On November 15, 2021, the SEC published its annual report to Congress covering the period from October 1, 2020 to September 30, 2021. The report was prepared by the SEC’s Office of the Whistleblower to summarize its whistleblower bounty program, report on the program’s recent dramatic growth, and highlight key amendments to the SEC’s whistleblower program rules.
Record-Breaking Awards for Whistleblower Bounty Program
The report reveals that in FY 2021, the whistleblower program experienced the largest number of submissions to the program and the largest number of award recipients. The SEC paid out more in whistleblower awards this fiscal year than in all previous years combined.
The SEC received more than 12,200 whistleblower tips; an increase of 76% from FY 2020. The tips were received from 99 different countries and all 50 states. The most common violations reported included: Manipulation (25%), Corporate Disclosures and Financials (16%), Offering Fraud (16%), Trading and Pricing (6%), and Initial Coin Offerings and Cryptocurrencies (6%).
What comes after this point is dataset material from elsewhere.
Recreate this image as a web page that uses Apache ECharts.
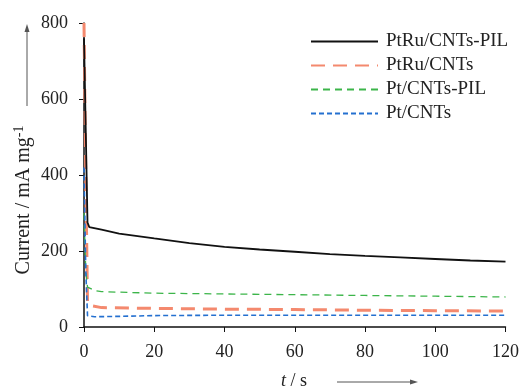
<!DOCTYPE html>
<html>
<head>
<meta charset="utf-8">
<script src="https://cdn.jsdelivr.net/npm/echarts@6/dist/echarts.min.js"></script>
<style>
  html, body { margin: 0; padding: 0; background: #fff; }
  #chart { width: 522px; height: 391px; }
</style>
</head>
<body>
<div id="chart"></div>
<script>
const seriesNames = ["PtRu/CNTs-PIL", "PtRu/CNTs", "Pt/CNTs-PIL", "Pt/CNTs"]
const xTicks = [0, 20, 40, 60, 80, 100, 120]
const yTicks = [0, 200, 400, 600, 800]

// [t (s), current (mA mg-1)]
const ptRuPil = [[0, 760], [1, 275], [1.5, 263], [5, 256], [10, 246], [20, 233], [30, 221], [40, 211], [50, 204], [60, 198], [70, 192], [80, 187], [90, 183], [100, 179], [110, 175], [120, 172]]
const ptRu = [[0, 800], [0.5, 400], [1, 68], [2, 56], [5, 51], [20, 49], [40, 47], [60, 46], [80, 44], [100, 43], [120, 42]]
const ptPil = [[0, 300], [0.5, 150], [1, 105], [3, 96], [5, 93], [20, 89], [40, 87], [60, 85], [80, 83], [100, 81], [120, 79]]
const pt = [[0, 420], [0.5, 150], [1, 30], [3, 27], [10, 28], [20, 30], [40, 31], [60, 31], [80, 31], [100, 31], [120, 31]]

const serif = "Liberation Serif"
const chart = echarts.init(document.getElementById("chart"), null, { renderer: "canvas" })

const line = (name, data, color, width, dash) => ({
  name,
  type: "line",
  symbol: "none",
  data,
  lineStyle: { color, width, type: dash },
  itemStyle: { color },
  animation: false,
})

chart.setOption({
  backgroundColor: "#fff",
  animation: false,
  grid: { left: 84, right: 16, top: 23, bottom: 64 },
  legend: {
    orient: "vertical",
    left: 305,
    top: 27,
    itemWidth: 67,
    itemHeight: 14,
    itemGap: 5,
    itemStyle: { opacity: 0 },
    textStyle: { fontFamily: serif, fontSize: 19, color: "#222", padding: [0, 0, 0, 3] },
    data: seriesNames,
  },
  xAxis: {
    type: "value",
    min: 0,
    max: 120,
    interval: 20,
    axisLine: { lineStyle: { color: "#111", width: 1.5 } },
    axisTick: { show: true, length: 5, lineStyle: { color: "#111" } },
    splitLine: { show: false },
    axisLabel: { fontFamily: serif, fontSize: 18, color: "#222", margin: 16,
      formatter: (v) => xTicks.includes(v) ? String(v) : "" },
  },
  yAxis: {
    type: "value",
    min: 0,
    max: 800,
    interval: 200,
    axisLine: { show: true, lineStyle: { color: "#111", width: 1.5 } },
    axisTick: { show: true, length: 5, lineStyle: { color: "#111" } },
    splitLine: { show: false },
    axisLabel: { fontFamily: serif, fontSize: 18, color: "#222", margin: 16,
      formatter: (v) => yTicks.includes(v) ? String(v) : "" },
  },
  graphic: [
    {
      type: "text",
      x: 24,
      y: 200,
      rotation: Math.PI / 2,
      style: {
        text: "Current / mA mg{sup|-1}",
        fontFamily: serif,
        fontSize: 20,
        fill: "#222",
        align: "center",
        verticalAlign: "middle",
        rich: { sup: { fontFamily: serif, fontSize: 14, fill: "#222", verticalAlign: "top", padding: [0, 0, 10, 0] } },
      },
    },
    { type: "line", shape: { x1: 27, y1: 106, x2: 27, y2: 28 }, style: { stroke: "#555", lineWidth: 1 } },
    { type: "polygon", shape: { points: [[27, 24], [24.5, 32], [29.5, 32]] }, style: { fill: "#555" } },
    {
      type: "text",
      x: 294,
      y: 381,
      style: {
        text: "{i|t} / s",
        fontFamily: serif,
        fontSize: 18,
        fill: "#222",
        align: "center",
        verticalAlign: "middle",
        rich: { i: { fontFamily: serif, fontStyle: "italic", fontSize: 18, fill: "#222" } },
      },
    },
    { type: "line", shape: { x1: 337, y1: 382, x2: 414, y2: 382 }, style: { stroke: "#555", lineWidth: 1 } },
    { type: "polygon", shape: { points: [[418, 382], [410, 379.5], [410, 384.5]] }, style: { fill: "#555" } },
  ],
  series: [
    line(seriesNames[1], ptRu, "#f4896e", 3, [14, 8]),
    line(seriesNames[2], ptPil, "#3cb54a", 1.3, [7, 5]),
    line(seriesNames[3], pt, "#2470d0", 1.6, [5, 3]),
    line(seriesNames[0], ptRuPil, "#111", 1.8, "solid"),
  ],
})
</script>
</body>
</html>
Overall, the SEC awarded approximately $564 million to 108 individuals in FY 2021, including the two largest single award payouts to date—$114 million in October 2020 and $110 million in September 2021—which brought the total amount the SEC has awarded to whistleblowers since the program’s inception to $1.1 billion.
Amendments to Whistleblower Program Rules
The SEC adopted several changes to its whistleblower program effective as of December 2020, including to its award-setting procedures and to the definition of a “whistleblower” (see our post on those changes here). According to the report, these amendments “increased efficiencies around the review and processing of whistleblower award claims.”
Under the new rules, the SEC issued two permanent bar orders against serial submitters who were responsible for hundreds of frivolous award applications.
The report also noted that in August 2020, the new SEC Chair, Gary Gensler, directed staff to consider revisions to two amendments that could have discouraged tips by allowing the SEC to limit the size of some of the largest awards and to unilaterally deny “related action” awards where there is another applicable whistleblower award program.